The latest projections show inflation in the euro area averaging 2.7% in 2026, a significant upward revision from an earlier estimate of 1.8%. Forecasts then anticipate a slowdown in price growth to 2.1% in 2027 and a return to the 2% target in 2028.

The survey also indicated slightly weaker expectations for economic growth, with analysts citing rising uncertainty linked to geopolitical tensions in the Middle East and their impact on energy costs across Europe.

A separate corporate survey conducted by the European Central Bank suggested that the transmission of higher energy prices—partly driven by the ongoing conflict involving Iran—may occur more gradually than in previous crises. However, it warned that prolonged instability could still intensify inflationary pressures.

The ECB recently kept interest rates unchanged but signaled that future increases could be considered if inflation risks remain elevated.

Some policymakers have expressed differing views on the outlook. Germany’s central bank chief Joachim Nagel suggested that interest rates may need to rise unless inflation and growth conditions improve significantly. In contrast, Greece’s central bank governor Yannis Stournaras warned that recession risks remain “real,” while Finland’s Olli Rehn noted that there are currently “no obvious signs” of entrenched war-driven inflation through wage and price spirals.
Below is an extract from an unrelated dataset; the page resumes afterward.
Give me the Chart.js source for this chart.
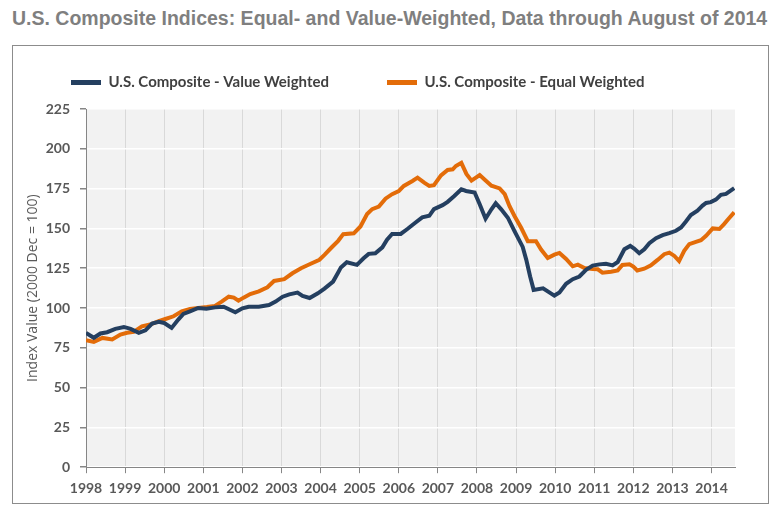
<!DOCTYPE html>
<html lang="en">
<head>
    <meta charset="UTF-8">
    <title>U.S. Composite Indices: Equal- and Value-Weighted</title>
    <script src="https://cdn.jsdelivr.net/npm/chart.js"></script>
    <style>
        body {
            margin: 0;
            padding: 0;
            background: #ffffff;
            width: 776px;
            height: 510px;
            position: relative;
            overflow: hidden;
        }
        #title {
            position: absolute;
            left: 12px;
            top: 7px;
            font-family: "Liberation Sans", Arial, sans-serif;
            font-weight: bold;
            font-size: 19.5px;
            color: #7f7f7f;
            white-space: nowrap;
        }
        #frame {
            position: absolute;
            left: 12px;
            top: 45px;
            width: 755px;
            height: 457px;
            border: 1px solid #8c8c8c;
        }
        canvas {
            position: absolute;
            left: 0;
            top: 0;
        }
    </style>
</head>
<body>

    <div id="title">U.S. Composite Indices: Equal- and Value-Weighted, Data through August of 2014</div>
    <div id="frame"></div>
    <canvas id="lineChart" width="776" height="510"></canvas>

    <script>
        // values (x = decimal year)
        const valueYears = [1998.0, 1998.2, 1998.37, 1998.54, 1998.75, 1998.97, 1999.14, 1999.35, 1999.52, 1999.69, 1999.86,
            2000.0, 2000.19, 2000.36, 2000.49, 2000.66, 2000.87, 2001.08, 2001.3, 2001.52, 2001.82,
            2002.0, 2002.16, 2002.42, 2002.68, 2002.85, 2003.03, 2003.2, 2003.41, 2003.54, 2003.72, 2003.93,
            2004.1, 2004.32, 2004.45, 2004.52, 2004.67, 2004.93, 2005.1, 2005.23, 2005.4, 2005.58, 2005.7, 2005.83,
            2006.05, 2006.22, 2006.43, 2006.6, 2006.78, 2006.9, 2007.12, 2007.25, 2007.42, 2007.6, 2007.72, 2007.94,
            2008.07, 2008.22, 2008.37, 2008.48, 2008.62, 2008.79, 2008.96, 2009.17, 2009.26, 2009.36, 2009.45,
            2009.69, 2009.86, 2009.98, 2010.11, 2010.28, 2010.45, 2010.62, 2010.79, 2010.96,
            2011.13, 2011.3, 2011.47, 2011.6, 2011.77, 2011.92, 2012.02, 2012.15, 2012.28, 2012.41, 2012.58, 2012.75, 2012.92,
            2013.09, 2013.22, 2013.34, 2013.47, 2013.64, 2013.77, 2013.86, 2013.98, 2014.11, 2014.24, 2014.37, 2014.58];
        const valueIndex = [84.4, 81.3, 84.0, 84.8, 86.9, 88.1, 86.9, 84.4, 86.0, 90.2, 91.3,
            90.6, 87.5, 92.7, 96.3, 97.9, 100.0, 99.5, 100.4, 100.8, 97.3,
            99.8, 100.8, 100.8, 101.9, 104.0, 107.1, 108.6, 109.7, 107.6, 106.3, 109.2,
            112.2, 116.6, 122.3, 125.5, 128.7, 127.1, 131.2, 134.0, 134.4, 138.1, 142.9, 146.5,
            146.5, 149.6, 153.7, 156.9, 157.9, 162.1, 164.6, 166.7, 170.4, 174.6, 173.5, 172.6,
            165.2, 156.1, 162.0, 165.8, 162.0, 156.7, 148.3, 138.4, 130.4, 119.8, 111.4,
            112.4, 109.7, 107.8, 109.7, 115.2, 118.1, 119.8, 124.0, 126.6,
            127.4, 127.8, 126.8, 128.9, 136.9, 139.0, 137.3, 134.4, 136.9, 140.7, 143.9, 145.8, 147.0,
            148.5, 150.6, 154.2, 158.4, 161.2, 164.3, 166.0, 166.5, 168.1, 171.1, 171.7, 175.3];

        const equalYears = [1998.0, 1998.2, 1998.42, 1998.67, 1998.88, 1999.05, 1999.22, 1999.43, 1999.64, 1999.86,
            2000.03, 2000.24, 2000.45, 2000.66, 2000.87, 2001.09, 2001.3, 2001.47, 2001.65, 2001.78, 2001.9,
            2002.03, 2002.2, 2002.42, 2002.64, 2002.81, 2003.07, 2003.28, 2003.5, 2003.72, 2003.97,
            2004.1, 2004.28, 2004.45, 2004.58, 2004.85, 2005.02, 2005.19, 2005.32, 2005.49, 2005.66, 2005.83,
            2006.0, 2006.13, 2006.35, 2006.48, 2006.65, 2006.78, 2006.9, 2007.08, 2007.25, 2007.38, 2007.46, 2007.6,
            2007.73, 2007.86, 2008.07, 2008.2, 2008.37, 2008.58, 2008.71, 2008.83, 2008.96, 2009.13, 2009.3, 2009.51,
            2009.64, 2009.81, 2009.98, 2010.11, 2010.28, 2010.45, 2010.58, 2010.75, 2010.96,
            2011.09, 2011.21, 2011.43, 2011.6, 2011.72, 2011.9, 2012.0, 2012.1, 2012.28, 2012.45, 2012.62, 2012.79, 2012.92,
            2013.05, 2013.17, 2013.3, 2013.43, 2013.6, 2013.73, 2013.86, 2014.03, 2014.2, 2014.32, 2014.43, 2014.58];
        const equalIndex = [79.8, 78.7, 81.2, 80.2, 83.3, 84.4, 85.0, 88.5, 89.6, 91.7,
            93.1, 94.8, 97.9, 99.4, 100.0, 100.6, 101.3, 104.0, 107.1, 106.5, 104.6,
            106.5, 108.8, 110.5, 113.0, 117.0, 118.1, 121.8, 125.0, 127.5, 130.3,
            133.4, 138.0, 142.2, 146.4, 146.9, 151.2, 159.0, 162.1, 163.7, 168.7, 171.5,
            173.5, 176.7, 179.8, 181.9, 178.7, 176.7, 177.1, 183.3, 186.7, 187.1, 189.2, 191.2,
            184.2, 180.0, 183.5, 180.6, 176.8, 175.1, 171.5, 164.1, 157.8, 150.4, 142.0, 142.0,
            136.7, 131.4, 133.5, 134.6, 130.8, 126.2, 127.2, 125.1, 124.5,
            124.3, 122.2, 122.8, 123.6, 127.0, 127.4, 126.0, 123.6, 124.7, 126.8, 130.2, 133.8, 134.8,
            132.7, 129.5, 135.9, 140.1, 141.6, 142.6, 145.4, 150.0, 149.6, 152.7, 155.9, 160.1];

        const seriesNames = ['U.S. Composite - Value Weighted', 'U.S. Composite - Equal Weighted'];
        const seriesColors = ['#243f60', '#e36c09'];
        const yearTicks = { min: 1998, max: 2014.6, step: 1 };
        const indexTicks = { min: 0, max: 225, step: 25 };

        const toPoints = (xs, ys) => xs.map((x, i) => ({ x: x, y: ys[i] }));

        // grey plot area behind the lines
        const plotBackground = {
            id: 'plotBackground',
            beforeDraw(chart) {
                const { ctx, chartArea } = chart;
                ctx.save();
                ctx.fillStyle = '#f2f2f2';
                ctx.fillRect(chartArea.left, chartArea.top, chartArea.right - chartArea.left, chartArea.bottom - chartArea.top);
                ctx.restore();
            }
        };

        const tickFont = { family: 'Lato', weight: 'bold', size: 14 };

        new Chart(document.getElementById('lineChart'), {
            type: 'line',
            data: {
                datasets: [
                    {
                        label: seriesNames[0],
                        data: toPoints(valueYears, valueIndex),
                        borderColor: seriesColors[0],
                        backgroundColor: seriesColors[0],
                        borderWidth: 4,
                        pointRadius: 0,
                        tension: 0,
                        fill: false
                    },
                    {
                        label: seriesNames[1],
                        data: toPoints(equalYears, equalIndex),
                        borderColor: seriesColors[1],
                        backgroundColor: seriesColors[1],
                        borderWidth: 4,
                        pointRadius: 0,
                        tension: 0,
                        fill: false
                    }
                ]
            },
            options: {
                responsive: false,
                animation: false,
                layout: { padding: { left: 13, right: 41, top: 17, bottom: 6 } },
                plugins: {
                    tooltip: { enabled: false },
                    legend: {
                        position: 'top',
                        align: 'start',
                        labels: {
                            boxWidth: 30,
                            boxHeight: 5,
                            padding: 58,
                            color: '#404040',
                            font: { family: 'Lato', weight: 'bold', size: 15 },
                            generateLabels: chart => Chart.defaults.plugins.legend.labels.generateLabels(chart)
                                .map(item => Object.assign(item, { lineWidth: 0 }))
                        }
                    },
                    // empty spacer between legend and plot
                    subtitle: {
                        display: true,
                        text: '',
                        position: 'top',
                        weight: 500,
                        padding: 0,
                        font: { size: 9, lineHeight: 1 }
                    }
                },
                scales: {
                    x: {
                        type: 'linear',
                        min: yearTicks.min,
                        max: yearTicks.max,
                        grid: { color: '#d9d9d9', tickColor: '#868686', tickLength: 6 },
                        border: { color: '#868686' },
                        ticks: {
                            stepSize: yearTicks.step,
                            includeBounds: false,
                            maxRotation: 0,
                            autoSkip: false,
                            padding: 7,
                            color: '#595959',
                            font: tickFont,
                            callback: v => String(v)
                        }
                    },
                    y: {
                        min: indexTicks.min,
                        max: indexTicks.max,
                        afterFit: scale => { scale.width = 73; },
                        grid: { color: '#ffffff', lineWidth: 1.5, tickColor: '#868686', tickLength: 6 },
                        border: { color: '#868686' },
                        ticks: {
                            stepSize: indexTicks.step,
                            padding: 10,
                            color: '#595959',
                            font: tickFont
                        },
                        title: {
                            display: true,
                            text: 'Index Value (2000 Dec = 100)',
                            color: '#595959',
                            font: { family: 'Open Sans', size: 14 },
                            padding: { top: 12, bottom: 4 }
                        }
                    }
                }
            },
            plugins: [plotBackground]
        });
    </script>

</body>
</html>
According to reports, the ECB is now closely monitoring potential second-round effects of inflation, including wage growth, pricing behavior among businesses, and shifts in inflation expectations among consumers and firms.

The corporate survey also noted that recent increases in oil prices have been quickly reflected in the cost of energy-dependent goods and services. However, it added that many large companies are now better protected against energy price volatility compared with the 2022 energy shock, which may help reduce the overall economic impact.